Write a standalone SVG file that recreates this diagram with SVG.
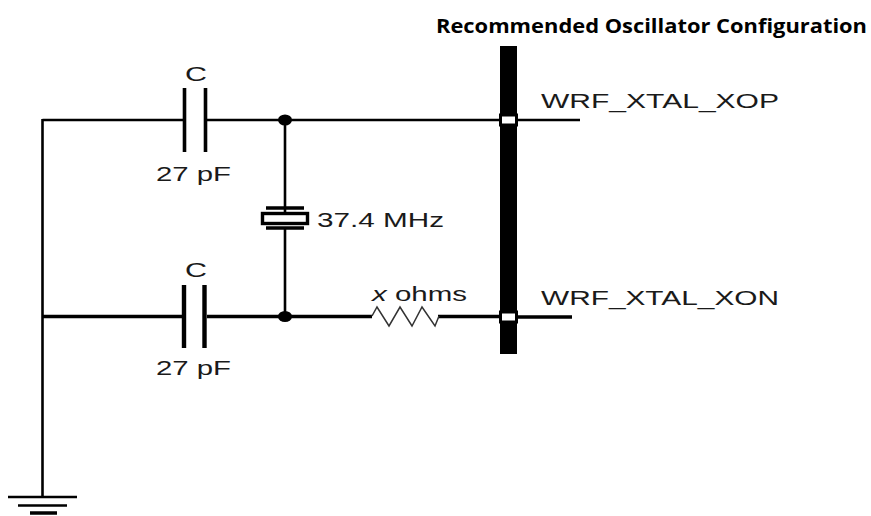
<svg xmlns="http://www.w3.org/2000/svg" width="871" height="516" viewBox="0 0 871 516">
<style>
.w{fill:none;stroke:#000;stroke-width:2.600}
.b{fill:none;stroke:#000;stroke-width:3.400}
.t{font-family:"Liberation Sans",Arial,sans-serif;font-size:21px;fill:#1a1a1a}
.h{font-family:"Open Sans","Noto Sans",sans-serif;font-weight:700;font-size:20px;fill:#000}
.cap{fill:none;stroke:#000;stroke-width:3.600}
.capb{fill:none;stroke:#000;stroke-width:4.400}
.pin{fill:#fff;stroke:#000;stroke-width:3}
</style>
<rect width="871" height="516" fill="#fff"/>
<text class="h" x="436" y="33" textLength="431" lengthAdjust="spacingAndGlyphs">Recommended Oscillator Configuration</text>
<g id="connectors">
<path class="w" d="M42.500 120H183M207 120H507M515 120H580"/>
<path class="w" d="M42.500 119V497"/>
<path class="b" d="M42 316.500H182M207 316.500H372M438 316.500H500M515 317H572"/>
<path class="w" d="M285 120V212M285 228V316"/>
</g>
<g id="cap-top">
<path class="cap" d="M184.500 88V152M205.500 88V152"/>
<text class="t" x="185" y="81" textLength="22" lengthAdjust="spacingAndGlyphs">C</text>
<text class="t" x="156" y="181" textLength="75" lengthAdjust="spacingAndGlyphs">27 pF</text>
</g>
<g id="cap-bottom">
<path class="capb" d="M184 285V348M204.500 285V348"/>
<text class="t" x="185" y="277" textLength="22" lengthAdjust="spacingAndGlyphs">C</text>
<text class="t" x="156" y="375" textLength="75" lengthAdjust="spacingAndGlyphs">27 pF</text>
</g>
<g id="crystal">
<path class="b" d="M266 208H304M266 228H304"/>
<rect x="262.500" y="213.500" width="45" height="10" fill="#fff" stroke="#000" stroke-width="3.400"/>
<text class="t" x="317" y="227" textLength="127" lengthAdjust="spacingAndGlyphs">37.4 MHz</text>
</g>
<g id="junctions">
<ellipse cx="285" cy="120" rx="7" ry="5.500" fill="#000"/>
<ellipse cx="285" cy="316.500" rx="7" ry="5.500" fill="#000"/>
</g>
<g id="resistor">
<path d="M372 316L377 307L389 326L400 307L412 326L422 307L435 326L439 316" fill="none" stroke="#333" stroke-width="1.500"/>
<text class="t" x="372" y="301" textLength="95" lengthAdjust="spacingAndGlyphs"><tspan font-style="italic">x</tspan> ohms</text>
</g>
<g id="bus">
<rect x="500" y="46" width="17" height="308" fill="#000"/>
<rect class="pin" x="500.500" y="115" width="16" height="10"/>
<rect class="pin" x="500.500" y="312" width="16" height="10"/>
</g>
<g id="xop"><text class="t" x="541" y="108" textLength="238" lengthAdjust="spacingAndGlyphs">WRF_XTAL_XOP</text></g>
<g id="xon"><text class="t" x="541" y="305" textLength="238" lengthAdjust="spacingAndGlyphs">WRF_XTAL_XON</text></g>
<g id="ground">
<path class="w" d="M8 497H77M18 505.500H67"/>
<path d="M30 513H57" stroke="#000" stroke-width="3.500"/>
</g>
</svg>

= = =

■ **Exercise objective**: Leave out the pictures and output the rest of the material exactly as written.

■ **Correct answer**:
Write a standalone SVG file that recreates this diagram with SVG.
<svg xmlns="http://www.w3.org/2000/svg" width="871" height="516" viewBox="0 0 871 516">
<style>
.w{fill:none;stroke:#000;stroke-width:2.600}
.b{fill:none;stroke:#000;stroke-width:3.400}
.t{font-family:"Liberation Sans",Arial,sans-serif;font-size:21px;fill:#1a1a1a}
.h{font-family:"Open Sans","Noto Sans",sans-serif;font-weight:700;font-size:20px;fill:#000}
.cap{fill:none;stroke:#000;stroke-width:3.600}
.capb{fill:none;stroke:#000;stroke-width:4.400}
.pin{fill:#fff;stroke:#000;stroke-width:3}
</style>
<rect width="871" height="516" fill="#fff"/>
<text class="h" x="436" y="33" textLength="431" lengthAdjust="spacingAndGlyphs">Recommended Oscillator Configuration</text>
<g id="connectors">
<path class="w" d="M42.500 120H183M207 120H507M515 120H580"/>
<path class="w" d="M42.500 119V497"/>
<path class="b" d="M42 316.500H182M207 316.500H372M438 316.500H500M515 317H572"/>
<path class="w" d="M285 120V212M285 228V316"/>
</g>
<g id="cap-top">
<path class="cap" d="M184.500 88V152M205.500 88V152"/>
<text class="t" x="185" y="81" textLength="22" lengthAdjust="spacingAndGlyphs">C</text>
<text class="t" x="156" y="181" textLength="75" lengthAdjust="spacingAndGlyphs">27 pF</text>
</g>
<g id="cap-bottom">
<path class="capb" d="M184 285V348M204.500 285V348"/>
<text class="t" x="185" y="277" textLength="22" lengthAdjust="spacingAndGlyphs">C</text>
<text class="t" x="156" y="375" textLength="75" lengthAdjust="spacingAndGlyphs">27 pF</text>
</g>
<g id="crystal">
<path class="b" d="M266 208H304M266 228H304"/>
<rect x="262.500" y="213.500" width="45" height="10" fill="#fff" stroke="#000" stroke-width="3.400"/>
<text class="t" x="317" y="227" textLength="127" lengthAdjust="spacingAndGlyphs">37.4 MHz</text>
</g>
<g id="junctions">
<ellipse cx="285" cy="120" rx="7" ry="5.500" fill="#000"/>
<ellipse cx="285" cy="316.500" rx="7" ry="5.500" fill="#000"/>
</g>
<g id="resistor">
<path d="M372 316L377 307L389 326L400 307L412 326L422 307L435 326L439 316" fill="none" stroke="#333" stroke-width="1.500"/>
<text class="t" x="372" y="301" textLength="95" lengthAdjust="spacingAndGlyphs"><tspan font-style="italic">x</tspan> ohms</text>
</g>
<g id="bus">
<rect x="500" y="46" width="17" height="308" fill="#000"/>
<rect class="pin" x="500.500" y="115" width="16" height="10"/>
<rect class="pin" x="500.500" y="312" width="16" height="10"/>
</g>
<g id="xop"><text class="t" x="541" y="108" textLength="238" lengthAdjust="spacingAndGlyphs">WRF_XTAL_XOP</text></g>
<g id="xon"><text class="t" x="541" y="305" textLength="238" lengthAdjust="spacingAndGlyphs">WRF_XTAL_XON</text></g>
<g id="ground">
<path class="w" d="M8 497H77M18 505.500H67"/>
<path d="M30 513H57" stroke="#000" stroke-width="3.500"/>
</g>
</svg>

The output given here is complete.